His bag, slung over the back of the vice-chancellorial chair, obviously contained books.
"What about books? You read a lot?"
"All the time. End to end. Biographies, autobiographies, some novels."
Inscriptions, I thought.
"You'd keep a book with an inscription? Say, a copy of The Naked and the Dead inscribed, 'Gordy, all the best, Norman'".
"I would, because it would be an appreciating asset."
Gordon Chater's greatest assets appear to be charm, a sense of humour and total professionalism. All prevent you from getting to know the real man in a short session but I bore in as hard as I could with questions about why he had accepted residency status in America.
He was unruffled.
"I was born in England, I lived in India for a year and in Australia for many years. Citizen of the world."
"What do you think about Rupert Murdoch using citizenship as a pawn in a corporate strategy?"
"If money and power mean that much to him..."
He waved his hand, not theatrically. It was a pretty shrewd answer and Chater came across as a canny man.

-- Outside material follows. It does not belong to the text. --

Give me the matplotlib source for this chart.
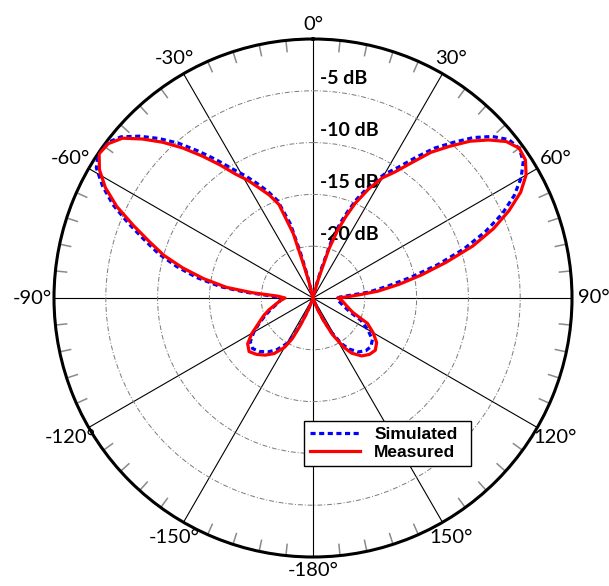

Smart enough to give up smoking a year ago when he found he was breathing with only the top inch of his lungs, smart enough to divest himself of houses and staff that were sapping his substance, and wisely sticking to what he does best - acting on stage.

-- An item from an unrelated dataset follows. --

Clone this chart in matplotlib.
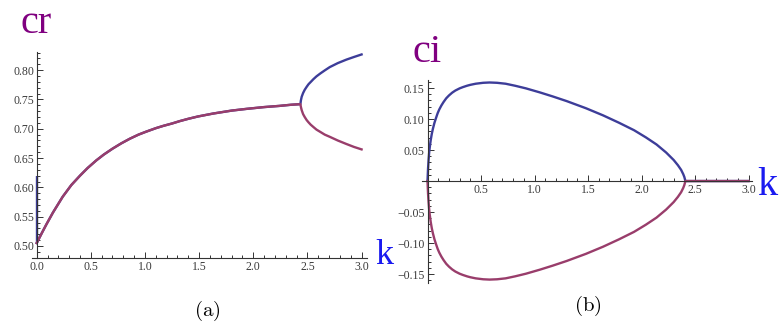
import matplotlib.pyplot as plt
from matplotlib.ticker import MultipleLocator, FuncFormatter

plt.rcParams['mathtext.fontset'] = 'cm'

# real part cr(k): common branch up to the bifurcation, then two branches
k_main = [0, 0.05, 0.09, 0.15, 0.24, 0.32, 0.40, 0.47, 0.55, 0.62, 0.70, 0.78,
          0.86, 0.94, 1.01, 1.10, 1.17, 1.25, 1.32, 1.40, 1.49, 1.63, 1.80,
          1.94, 2.10, 2.24, 2.35, 2.435]
cr_main = [0.505, 0.523, 0.537, 0.557, 0.584, 0.604, 0.620, 0.633, 0.646,
           0.656, 0.666, 0.675, 0.683, 0.690, 0.695, 0.701, 0.705, 0.709,
           0.713, 0.717, 0.721, 0.726, 0.731, 0.734, 0.737, 0.739, 0.741, 0.742]
k_branch = [2.44, 2.447, 2.46, 2.475, 2.493, 2.51, 2.53, 2.555, 2.584, 2.62,
            2.66, 2.706, 2.78, 2.86, 2.93, 3.0]
cr_upper = [0.7487, 0.7546, 0.761, 0.7665, 0.7716, 0.776, 0.7798, 0.7846,
            0.7895, 0.7945, 0.7996, 0.8052, 0.812, 0.818, 0.8225, 0.8268]
cr_lower = [0.737, 0.7318, 0.725, 0.720, 0.7148, 0.711, 0.707, 0.703, 0.6985,
            0.6945, 0.690, 0.6863, 0.680, 0.674, 0.669, 0.6648]
# vertical piece of the first root at k = 0
cr_k0 = [0.62, 0.505]

# imaginary part ci(k); the two roots are complex conjugates up to k ~ 2.41
k_ci = [0, 0.005, 0.01, 0.015, 0.02, 0.03, 0.04, 0.05, 0.065, 0.08, 0.095,
        0.11, 0.13, 0.15, 0.175, 0.2, 0.23, 0.26, 0.3, 0.33, 0.37, 0.4, 0.45,
        0.52, 0.58, 0.65, 0.73, 0.82, 0.92, 1.05, 1.17, 1.3, 1.48, 1.64, 1.79,
        1.93, 2.04, 2.14, 2.23, 2.30, 2.34, 2.37, 2.39, 2.40, 2.41, 3.0]
ci_upper = [0, 0.02, 0.034, 0.045, 0.053, 0.066, 0.076, 0.084, 0.094, 0.102,
            0.1095, 0.1155, 0.122, 0.1275, 0.1335, 0.138, 0.1425, 0.146,
            0.1495, 0.1515, 0.1538, 0.1552, 0.157, 0.1585, 0.159, 0.1585,
            0.157, 0.1537, 0.1495, 0.143, 0.1365, 0.129, 0.1175, 0.106, 0.094,
            0.082, 0.0705, 0.059, 0.046, 0.034, 0.0255, 0.018, 0.011, 0.0065,
            0, 0]
ci_lower = [0, -0.02, -0.034, -0.045, -0.053, -0.066, -0.076, -0.084, -0.094,
            -0.102, -0.1095, -0.1155, -0.122, -0.1275, -0.1335, -0.138,
            -0.1425, -0.146, -0.1495, -0.1515, -0.1538, -0.1552, -0.157,
            -0.1585, -0.159, -0.1585, -0.157, -0.1537, -0.1495, -0.143,
            -0.1365, -0.129, -0.1175, -0.106, -0.094, -0.082, -0.0705, -0.059,
            -0.046, -0.034, -0.0255, -0.018, -0.011, -0.0065, 0, 0]

blue = (0.24, 0.24, 0.6)
red = (0.6, 0.24, 0.42)
axis_col = '#333333'
tick_font = dict(family='Liberation Serif', size=8.5)
lw = 1.7

fig = plt.figure(figsize=(7.83, 3.32), dpi=100)
ax1 = fig.add_axes([0.0405, 0.2229, 0.4282, 0.6205])
ax2 = fig.add_axes([0.5386, 0.1476, 0.4215, 0.6114])


def style_axes(ax):
    for s in ('top', 'right'):
        ax.spines[s].set_visible(False)
    for s in ('left', 'bottom'):
        ax.spines[s].set_color(axis_col)
        ax.spines[s].set_linewidth(0.8)
    ax.patch.set_alpha(0)
    ax.tick_params(which='both', direction='in', color=axis_col, width=0.7,
                   labelcolor='#3a3a3a', pad=2)
    ax.tick_params(which='major', length=4.5)
    ax.tick_params(which='minor', length=2.5)
    for lab in ax.get_xticklabels() + ax.get_yticklabels():
        lab.set_fontfamily(tick_font['family'])
        lab.set_fontsize(tick_font['size'])


# (a) real part
ax1.plot([0, 0], cr_k0, color=blue, lw=lw, solid_capstyle='butt')
ax1.plot(k_main + k_branch, cr_main + cr_upper, color=blue, lw=lw)
ax1.plot(k_main + k_branch, cr_main + cr_lower, color=red, lw=lw)
ax1.set_xlim(-0.046, 3.05)
ax1.set_ylim(0.4795, 0.831)
ax1.spines['left'].set_position(('data', 0))
ax1.xaxis.set_major_locator(MultipleLocator(0.5))
ax1.xaxis.set_minor_locator(MultipleLocator(0.1))
ax1.yaxis.set_major_locator(MultipleLocator(0.05))
ax1.yaxis.set_minor_locator(MultipleLocator(0.01))
ax1.xaxis.set_major_formatter(FuncFormatter(lambda v, p: f'{v:.1f}'))
ax1.yaxis.set_major_formatter(FuncFormatter(lambda v, p: f'{v:.2f}'))
style_axes(ax1)

# (b) imaginary part
ax2.plot(k_ci, ci_upper, color=blue, lw=lw)
ax2.plot(k_ci, ci_lower, color=red, lw=lw)
ax2.set_xlim(-0.054, 3.03)
ax2.set_ylim(-0.1645, 0.163)
ax2.spines['left'].set_position(('data', 0))
ax2.spines['bottom'].set_position(('data', 0))
ax2.xaxis.set_major_locator(MultipleLocator(0.5))
ax2.xaxis.set_minor_locator(MultipleLocator(0.1))
ax2.yaxis.set_major_locator(MultipleLocator(0.05))
ax2.yaxis.set_minor_locator(MultipleLocator(0.01))
ax2.xaxis.set_major_formatter(FuncFormatter(lambda v, p: '' if abs(v) < 1e-9 else f'{v:.1f}'))
ax2.yaxis.set_major_formatter(FuncFormatter(
    lambda v, p: '' if abs(v) < 1e-9 else f'{v:.2f}'.replace('-', '\u2212')))
style_axes(ax2)

W, H = 783, 332
big = dict(family='Liberation Serif', va='baseline', ha='left')
fig.text(20 / W, 1 - 33 / H, 'cr', color='#800080', size=29, **big)
fig.text(413 / W, 1 - 62 / H, 'ci', color='#800080', size=29, **big)
fig.text(375 / W, 1 - 264 / H, 'k', color='#1a1af0', size=26, **big)
fig.text(757 / W, 1 - 195 / H, 'k', color='#1a1af0', size=29, **big)

fig.text(207 / W, 1 - 311 / H, r'$(\mathrm{a})$', size=15, ha='center', va='center')
fig.text(588 / W, 1 - 306 / H, r'$(\mathrm{b})$', size=15, ha='center', va='center')

fig.savefig('out.png', dpi=100)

Perhaps he took some pleasure in not providing me with a ready-made character for a novel. Why should he, after all?Peter Corris
There had to be a chink in this well-padded armour somewhere. Was he a writer manque, a film actor manque? Not so. He writes and then does not admire what he's written. As for film acting, he prefers to do one thing at a time and do it well, and movie actors have to rush everything and overlap jobs.
But the man is 64; he has pursued an acting career for 40 years. There must have been some failures?
Not many. Luck plays a part. He recalls one play he was in which was panned but he avoided the flak because to even mention him would have revealed the plot, and the critics observed the niceties.
What about death? He must have seen it in the war (he served in the Royal Navy) and since.
"How would you like to die?"
"Like my mother."
He tells the story of going to see a female friend of his mother's shortly after her death and asking for details. The woman had a hyphenated name and a braying upper-crust voice which Chater imitates perfectly: "She had just come back from a matinee and looked rather tired. I said, 'Mrs Chater, you shouldn't bother changing for dinner.' She said, 'I'd rather die than not change for dinner.' And she did."
Chater's penchant is for the cheerful. He saw men decapitated in the war but prefers to tell a story about his first genuine naval experience.
"I was fresh from Cambridge where I'd been studying medicine, and I asked the nearest sailor if he'd mind closing the window. This is on board ship. 'Oh, yes,' he says, 'I suppose your father’s f....n' yacht did have windows'."
There's no shaking him. He is mostly what he seems - a square peg in a square hole. Perhaps he took some pleasure in not providing me with a ready-made character for a novel. Why should he, after all?
"I haven't the faintest idea of what I'm going to write," I said when we'd finished. A woman in a dark dress and a white apron had come to chase us out of the dining room, and Chater's minders had arrived.
"Don't worry," he said. "Make it up."
But there was no need. At 64, with Darwin, the Alice and the country towns of Queensland behind him, and NSW and Victoria ahead, Gordon Chater is on the road and enjoying it. He's 20 years older than me and he made me feel that the next 20 years might be the best yet.